National Conditions: April 5, 2023 - April 11, 2023

The aftermath of the record wet winter continues as drought further shrinks in the West. Meanwhile, the huge area of Exceptional Drought (D4) in the Central/Southern Plains is growing.

As of April 11, 2023, 21.77% of the U.S. and Puerto Rico and 26.02% of the lower 48 states are in drought, according to the U.S. Drought Monitor.

This Week's Drought Summary...

This U.S. Drought Monitor (USDM) week saw continued improvements on the map across areas of the West including California, Nevada, Idaho, Montana, and Utah. In the Plains states, drought-related conditions degraded in the southern Plains in Kansas and Oklahoma. In Kansas, the past 9-month period (July 2022-March 2023) has been the 4th driest on record, according to the NOAA National Centers for Environmental Information (NCEI). In the northern Plains, the conditions on the map improved in response to recent significant winter storm events that helped to boost snowpack conditions in North Dakota where numerous weather stations broke all-time snow depth records for April, according to the North Dakota State Climate Office.

In the South, a mix of improvements and degradation characterized the region’s drought status this week. Significant improvements were observed in South Texas, parts of the Hill Country, and the Gulf Coast regions where locally heavy rainfall accumulations (2 to 8+ inches) were logged. Conversely, areas of western Texas and the Panhandle saw continued degradations in response to short and longer-term precipitation shortfalls.

In the Southeast, above-normal temperatures (4 to 8 deg. F) and generally dry conditions persisted across drought-affected areas of Florida. Further to the north in the Carolinas and areas of southern Virginia, improvements were made related to widespread shower activity, including some locally heavy accumulations (2 to 5+ inches), observed this past week.

In the Mid-Atlantic and Northeast, short-term dry conditions and widespread low streamflow activity led to areas of degradation in Virginia, Maryland, New Jersey, New York, Connecticut, and Rhode Island. Looking at the latest climatological data released by NOAA NCEI, March precipitation across the contiguous U.S. ranked in the wettest third of the historical record (129 years) with well above-normal precipitation (falling in the top 10th percentile) observed regionally across much of the western U.S. including in California (7th wettest), Nevada (6th wettest), and Utah (3rd wettest).

Meanwhile, drier-than-normal conditions for March were observed across much of the Eastern Seaboard including in Virginia, which saw its 8th driest on record. In terms of average temperatures, temperatures were above normal for March across all of the Eastern Seaboard as well as across the southern Gulf Coast states where Florida observed its 8th warmest on record. In the northern Plains and across the West, cooler-than-normal temperatures prevailed with notable anomalies observed in California (5th coldest), Nevada (5th coldest), Oregon (3rd coldest), and Utah (7th coldest).

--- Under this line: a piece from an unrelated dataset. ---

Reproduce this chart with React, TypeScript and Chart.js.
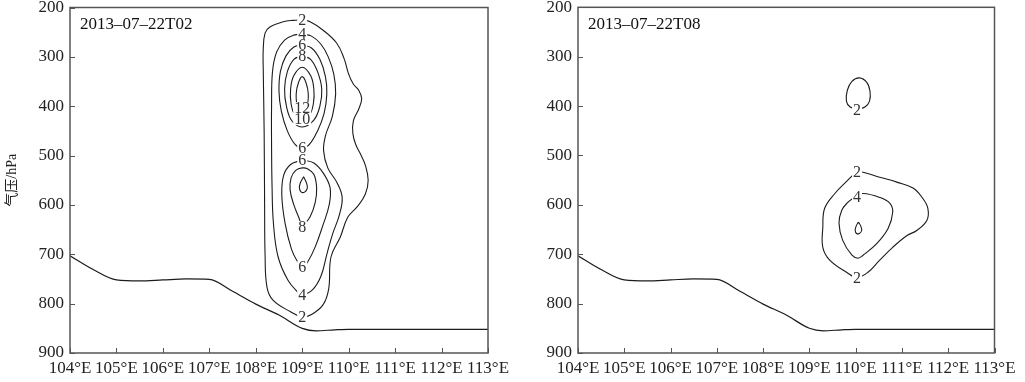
import React, { useEffect, useRef } from "react";
import { Chart, registerables } from "chart.js";
Chart.register(...registerables);

const FONT = "'Liberation Serif', 'DejaVu Serif', serif";
const CJK_FONT = "'Liberation Serif', 'Noto Sans CJK SC', serif";

const lonTicks = [104, 105, 106, 107, 108, 109, 110, 111, 112, 113];
const presTicks = [200, 300, 400, 500, 600, 700, 800, 900];

const terrainLon = [104, 104.5, 105, 105.5, 106, 106.5, 107, 107.5, 108, 108.5, 109, 109.3, 109.7, 110, 111, 112, 113];
const terrainP = [703, 731, 752, 754, 752, 750, 751, 775, 801, 823, 850, 855, 853, 852, 852, 852, 852];

// Panel 1: 2013-07-22T02 contours, [lon, hPa]
const L_c2 = [[109.0,225],[109.17,229],[109.45,246],[109.74,272],[109.9,303],[110.0,335],[110.1,355],[110.22,368],[110.28,385],[110.22,405],[110.1,430],[110.09,455],[110.15,477],[110.26,498],[110.36,520],[110.42,550],[110.36,578],[110.2,602],[109.98,625],[109.82,665],[109.62,705],[109.57,770],[109.45,802],[109.2,822],[109.0,827],[108.74,816],[108.37,793],[108.24,766],[108.2,700],[108.19,600],[108.18,450],[108.16,320],[108.16,286],[108.2,252],[108.31,239],[108.59,229],[108.8,226],[109.0,225]];
const L_c4 = [[109.0,254],[109.2,258],[109.4,274],[109.56,300],[109.68,335],[109.72,375],[109.65,420],[109.5,460],[109.46,490],[109.55,525],[109.75,555],[109.86,585],[109.8,620],[109.65,660],[109.53,700],[109.4,745],[109.22,772],[109.0,782],[108.91,777],[108.69,752],[108.48,705],[108.38,637],[108.35,560],[108.34,480],[108.34,400],[108.36,330],[108.45,290],[108.62,266],[108.82,256],[109.0,254]];
const L_c6a = [[109.0,276],[109.2,282],[109.38,305],[109.5,340],[109.53,375],[109.47,415],[109.33,450],[109.15,478],[109.0,485],[108.85,478],[108.68,450],[108.55,410],[108.5,370],[108.53,330],[108.65,298],[108.82,280],[109.0,276]];
const L_c8a = [[109.0,298],[109.18,305],[109.33,330],[109.42,365],[109.38,400],[109.25,428],[109.0,442],[108.78,430],[108.66,400],[108.62,365],[108.68,330],[108.82,305],[109.0,298]];
const L_c10a = [[109.0,428],[109.15,420],[109.24,395],[109.25,365],[109.18,338],[109.0,321],[108.82,338],[108.75,365],[108.76,395],[108.85,420],[109.0,428]];
const L_c12 = [[109.0,408],[109.1,400],[109.13,375],[109.08,352],[109.0,340],[108.92,352],[108.87,375],[108.9,400],[109.0,408]];
const L_c6b = [[109.0,509],[109.25,515],[109.45,535],[109.6,565],[109.58,600],[109.45,640],[109.28,685],[109.12,715],[109.0,726],[108.9,715],[108.77,690],[108.63,637],[108.56,580],[108.6,540],[108.75,518],[109.0,509]];
const L_c8b = [[109.0,645],[109.17,624],[109.28,595],[109.31,565],[109.25,538],[109.12,527],[109.0,525],[108.86,530],[108.76,545],[108.74,570],[108.82,600],[108.92,624],[109.0,645]];
const L_c10b = [[109.03,543],[109.09,555],[109.11,566],[109.05,574],[108.98,574],[108.94,566],[108.96,555],[109.03,543]];

const leftLabelText = ["2", "4", "6", "8", "12", "10", "6", "6", "8", "6", "4", "2"];
const leftLabelLon = [109.0, 109.0, 109.0, 109.0, 109.0, 109.0, 109.0, 109.0, 109.0, 109.0, 109.0, 109.0];
const leftLabelP = [225, 254, 276, 298, 404, 426, 485, 509, 645, 726, 782, 827];

// Panel 2: 2013-07-22T08 contours
const R_c2a = [[110.05,406],[110.2,402],[110.3,390],[110.31,370],[110.24,352],[110.08,343],[109.92,350],[109.82,368],[109.8,390],[109.88,402],[110.05,406]];
const R_c2b = [[110.03,534],[110.16,534],[110.52,544],[110.89,554],[111.24,566],[111.45,587],[111.56,607],[111.54,631],[111.32,652],[111.11,662],[110.8,686],[110.52,712],[110.26,737],[110.03,747],[109.81,737],[109.44,712],[109.29,686],[109.29,646],[109.33,607],[109.55,577],[109.83,550],[109.94,540],[110.03,534]];
const R_c4 = [[110.03,583],[110.16,577],[110.52,585],[110.74,597],[110.8,615],[110.7,648],[110.46,678],[110.16,702],[110.05,708],[109.92,702],[109.72,672],[109.64,637],[109.7,611],[109.83,595],[109.94,587],[110.03,583]];
const R_c6 = [[110.06,635],[110.11,643],[110.13,652],[110.08,658],[110.02,658],[109.99,652],[110.01,643],[110.06,635]];

const rightLabelText = ["2", "2", "4", "2"];
const rightLabelLon = [110.03, 110.03, 110.03, 110.03];
const rightLabelP = [408, 534, 583, 747];

type PanelSpec = {
  title: string;
  contours: number[][][];
  labelText: string[];
  labelLon: number[];
  labelP: number[];
  yTitle: boolean;
  yWidth: number;
  padRight: number;
  padTop: number;
};

function buildConfig(spec: PanelSpec): any {
  const lineColor = "#1c1c1c";
  const datasets: any[] = [
    {
      data: terrainLon.map((x, i) => ({ x, y: terrainP[i] })),
      showLine: true,
      borderColor: lineColor,
      borderWidth: 1.2,
      pointRadius: 0,
      cubicInterpolationMode: "monotone",
      fill: false,
    },
  ];
  spec.contours.forEach((c) => {
    datasets.push({
      data: c.map((p) => ({ x: p[0], y: p[1] })),
      showLine: true,
      borderColor: lineColor,
      borderWidth: 1.1,
      pointRadius: 0,
      tension: 0.4,
      fill: false,
    });
  });

  const labelPlugin = {
    id: "contourLabels",
    afterDatasetsDraw(chart: any) {
      const { ctx, scales } = chart;
      ctx.save();
      ctx.font = "16px " + FONT;
      ctx.textAlign = "center";
      ctx.textBaseline = "middle";
      spec.labelText.forEach((t, i) => {
        const px = scales.x.getPixelForValue(spec.labelLon[i]);
        const py = scales.y.getPixelForValue(spec.labelP[i]);
        const w = ctx.measureText(t).width;
        ctx.fillStyle = "#ffffff";
        ctx.fillRect(px - w / 2 - 1, py - 6, w + 2, 12);
        ctx.fillStyle = "#333333";
        ctx.fillText(t, px, py + 1);
      });
      ctx.restore();
    },
  };

  const framePlugin = {
    id: "frame",
    afterDraw(chart: any) {
      const { ctx, chartArea: a, scales } = chart;
      ctx.save();
      ctx.strokeStyle = "#555555";
      ctx.lineWidth = 1.5;
      ctx.strokeRect(a.left, a.top, a.right - a.left, a.bottom - a.top);
      ctx.lineWidth = 1;
      lonTicks.forEach((v) => {
        const x = Math.round(scales.x.getPixelForValue(v)) + 0.5;
        ctx.beginPath();
        ctx.moveTo(x, a.bottom);
        ctx.lineTo(x, a.bottom - 5);
        ctx.stroke();
      });
      presTicks.forEach((v) => {
        const y = Math.round(scales.y.getPixelForValue(v)) + 0.5;
        ctx.beginPath();
        ctx.moveTo(a.left, y);
        ctx.lineTo(a.left + 5, y);
        ctx.stroke();
      });
      ctx.font = "17px " + FONT;
      ctx.fillStyle = "#111111";
      ctx.textAlign = "left";
      ctx.textBaseline = "middle";
      ctx.fillText(spec.title, a.left + 10, a.top + 17);
      ctx.restore();
    },
  };

  return {
    type: "scatter",
    data: { datasets },
    options: {
      animation: false,
      responsive: false,
      maintainAspectRatio: false,
      layout: { padding: { left: 0, right: spec.padRight, top: spec.padTop, bottom: 0 } },
      plugins: { legend: { display: false }, tooltip: { enabled: false } },
      scales: {
        x: {
          type: "linear",
          min: 104,
          max: 113,
          grid: { display: false, drawTicks: false },
          border: { display: false },
          ticks: {
            stepSize: 1,
            autoSkip: false,
            maxRotation: 0,
            minRotation: 0,
            padding: 5,
            color: "#222222",
            font: { family: FONT, size: 17 },
            callback: (v: any) => v + "°E",
          },
          afterFit(s: any) {
            s.height = 29;
            s.paddingLeft = 0;
            s.paddingRight = 0;
          },
        },
        y: {
          type: "linear",
          reverse: true,
          min: 200,
          max: 900,
          grid: { display: false, drawTicks: false },
          border: { display: false },
          ticks: {
            stepSize: 100,
            autoSkip: false,
            padding: 6,
            color: "#222222",
            font: { family: FONT, size: 17 },
          },
          title: {
            display: spec.yTitle,
            text: "气压/hPa",
            color: "#222222",
            font: { family: CJK_FONT, size: 14 },
            padding: { top: 4, bottom: 0 },
          },
          afterFit(s: any) {
            s.width = spec.yWidth;
            s.paddingTop = 0;
            s.paddingBottom = 0;
          },
        },
      },
    },
    plugins: [labelPlugin, framePlugin],
  };
}

export default function App() {
  const leftRef = useRef<HTMLCanvasElement>(null);
  const rightRef = useRef<HTMLCanvasElement>(null);

  useEffect(() => {
    const left = new Chart(
      leftRef.current as HTMLCanvasElement,
      buildConfig({
        title: "2013–07–22T02",
        contours: [L_c2, L_c4, L_c6a, L_c8a, L_c10a, L_c12, L_c6b, L_c8b, L_c10b],
        labelText: leftLabelText,
        labelLon: leftLabelLon,
        labelP: leftLabelP,
        yTitle: true,
        yWidth: 70,
        padRight: 32,
        padTop: 7.5,
      })
    );
    const right = new Chart(
      rightRef.current as HTMLCanvasElement,
      buildConfig({
        title: "2013–07–22T08",
        contours: [R_c2a, R_c2b, R_c4, R_c6],
        labelText: rightLabelText,
        labelLon: rightLabelLon,
        labelP: rightLabelP,
        yTitle: false,
        yWidth: 78,
        padRight: 30.5,
        padTop: 7.3,
      })
    );
    return () => {
      left.destroy();
      right.destroy();
    };
  }, []);

  return (
    <div style={{ position: "fixed", left: 0, top: 0, width: 1025, height: 382, background: "#ffffff" }}>
      <canvas ref={leftRef} width={520} height={382} style={{ position: "absolute", left: 0, top: 0 }} />
      <canvas ref={rightRef} width={525} height={382} style={{ position: "absolute", left: 500, top: 0 }} />
    </div>
  );
}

Looking at snowpack conditions across the West, record-breaking snowpack conditions were observed in the Sierra Nevada, Great Basin, ranges of the Colorado Plateau in Utah and northern Arizona, and in the central and southern Rockies of western Colorado, northern Utah, and southeastern Idaho.

Looking Ahead...

The NWS WPC 7-Day Quantitative Precipitation Forecast (QPF) calls for moderate-to-heavy liquid (liquid = rain + SWE) precipitation accumulations ranging from 2 to 5+ inches across western portions of Oregon and Washington while lighter accumulations (< 1 inch) are forecasted for areas of the northern and central Rockies. The remainder of the West is expected to be generally dry during the next 7-day period. In areas of the Upper Midwest and Northeast, light accumulations (< 1 inch) are expected, while light to moderate accumulations (1 to 4+ inches) are forecasted for areas of the Gulf Coast states with the heaviest accumulations expected in southern portions of Louisiana and Mississippi.

The CPC 6-10-day Outlooks calls for a moderate-to-high probability of above-normal temperatures across the southern and central Plains, South, Southeast, and the Northeast, while below-normal temperatures are expected across areas west of the Rockies and across areas of the northern Plains and Upper Midwest. In terms of precipitation, below-normal precipitation is expected across the far eastern extent of the Midwest and the southwestern portion of the Northeast region, while above-normal precipitation is forecasted for Plains states, Texas, and the northern two-thirds of the western U.S.